I never intended my argument to be a proof, and there isn't any way to turn it into one.

Anyway, you ask about whether it's safe to assume that our permutations have the same chance of being cubes as randomly chosen numbers do. There are two things that can throw this off:

(a) Cubes get gradually rarer as we go up through N-digit numbers. Permutations beginning with a 9 will also usually be rarer than those beginning with a 1, but the distribution isn't the same; there will be a sharp cutoff in the frequency of permutations.
How much does this affect our calculations? Not much. It will change the probabilities somewhat, but won't change the fact that by the time we get to permutations of 1-43 we are basically guaranteed a cube.

(b) Modular considerations. You already noted one, namely that permutations and cubes are both unevenly distributed mod 9. I already took this into account in my calculations. The uneven distributions of both permutations and cubes mod powers of 10 may also change the expectations by some constant factor. But there's nothing about our 1-n permutations that could make cubes wildly less likely or impossible, except for the mod 9 condition which we can easily take care of.
Your example above is totally contrived and I think you understand that.

Changing the expectations by a constant factor may change where we expect the counterexample to occur, but there are expected to be infinitely many counterexamples, so if you're trying to prove the conjecture true then a constant won't be enough.

[note: there are of course other ways that we might be able to tell that a number can't be a cube, e.g. if it has an algebraic factorization then maybe the factors have to be coprime and can't all be cubes, but they aren't relevant here]

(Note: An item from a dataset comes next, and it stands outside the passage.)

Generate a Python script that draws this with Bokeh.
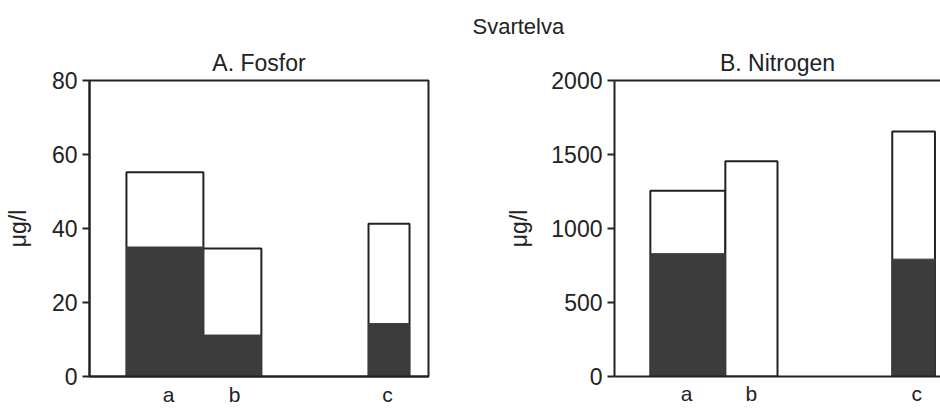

This is one of many, many problems where "the heuristic suggests that X happens infinitely often, so we should expect X to happen infinitely often, unless there's some obvious reason why it can't".
Simple (proved) example: Dirichlet's theorem. There are infinitely many primes of the form a mod n, unless a isn't coprime to n.
Unproved examples: basically any unsolved conjecture pertaining to primes (twin prime conjecture, infinitely many Mersennes, Sierpinski conjecture and its generalizations...)

2022-05-12, 23:09   #11
marcokrt

May 2022

138 Posts

Quote:
 Originally Posted by charybdis I never intended my argument to be a proof, and there isn't any way to turn it into one. Anyway, you ask about whether it's safe to assume that our permutations have the same chance of being cubes as randomly chosen numbers do. There are two things that can throw this off: (a) Cubes get gradually rarer as we go up through N-digit numbers. Permutations beginning with a 9 will also usually be rarer than those beginning with a 1, but the distribution isn't the same; there will be a sharp cutoff in the frequency of permutations. How much does this affect our calculations? Not much. It will change the probabilities somewhat, but won't change the fact that by the time we get to permutations of 1-43 we are basically guaranteed a cube. (b) Modular considerations. You already noted one, namely that permutations and cubes are both unevenly distributed mod 9. I already took this into account in my calculations. The uneven distributions of both permutations and cubes mod powers of 10 may also change the expectations by some constant factor. But there's nothing about our 1-n permutations that could make cubes wildly less likely or impossible, except for the mod 9 condition which we can easily take care of. Your example above is totally contrived and I think you understand that. Changing the expectations by a constant factor may change where we expect the counterexample to occur, but there are expected to be infinitely many counterexamples, so if you're trying to prove the conjecture true then a constant won't be enough. [note: there are of course other ways that we might be able to tell that a number can't be a cube, e.g. if it has an algebraic factorization then maybe the factors have to be coprime and can't all be cubes, but they aren't relevant here] This is one of many, many problems where "the heuristic suggests that X happens infinitely often, so we should expect X to happen infinitely often, unless there's some obvious reason why it can't". Simple (proved) example: Dirichlet's theorem. There are infinitely many primes of the form a mod n, unless a isn't coprime to n. Unproved examples: basically any unsolved conjecture pertaining to primes (twin prime conjecture, infinitely many Mersennes, Sierpinski conjecture and its generalizations...)
Your probabilistic argument is good, as I've already said. My point is that we do not know whether or not there are additional constraints (unknown by us right now) which could drop the distribution of cubes or prevent a perfect power above two to be a term of A353025, but (since we don't know any of these hypotetical unknown constraints) we have only two solid arguments: several perfect squares up to 10^34 or 10^36 (in a few hours) and no cube, and a probabilistic argument that give us 100% chances to get one (infinitely many) perfect power(s) above 2 under the additional condition to assume that there are no fundamental unknown constraints which are able to substantially modify the internal probability distribution or prevent collisions to happen at all.
Thus, the conjecture could also been reverted and say: "You conjecture that there are infinitely many cubes belonging to A353025" and it is absolutely reasonable, even if we are not able to find any of those unicorns... a Schrödinger cat which you assume 100% dead (which does not mean that it cannot be alive) and I conjectured to be alive until we are able to look inside the box.

(e.g., we could say that the probability that a random triangle has a 108° degree interior angle is 0%, but we could easily provide infinitely many triangles of this kind).

Moreover, there are not sum(j=1, n)j! terms up to the biggest permutation of 1_2_3_..._(n-1)_n (but less than that), since the same number can occur from different permutations (just to point out it, but this is a minor argument).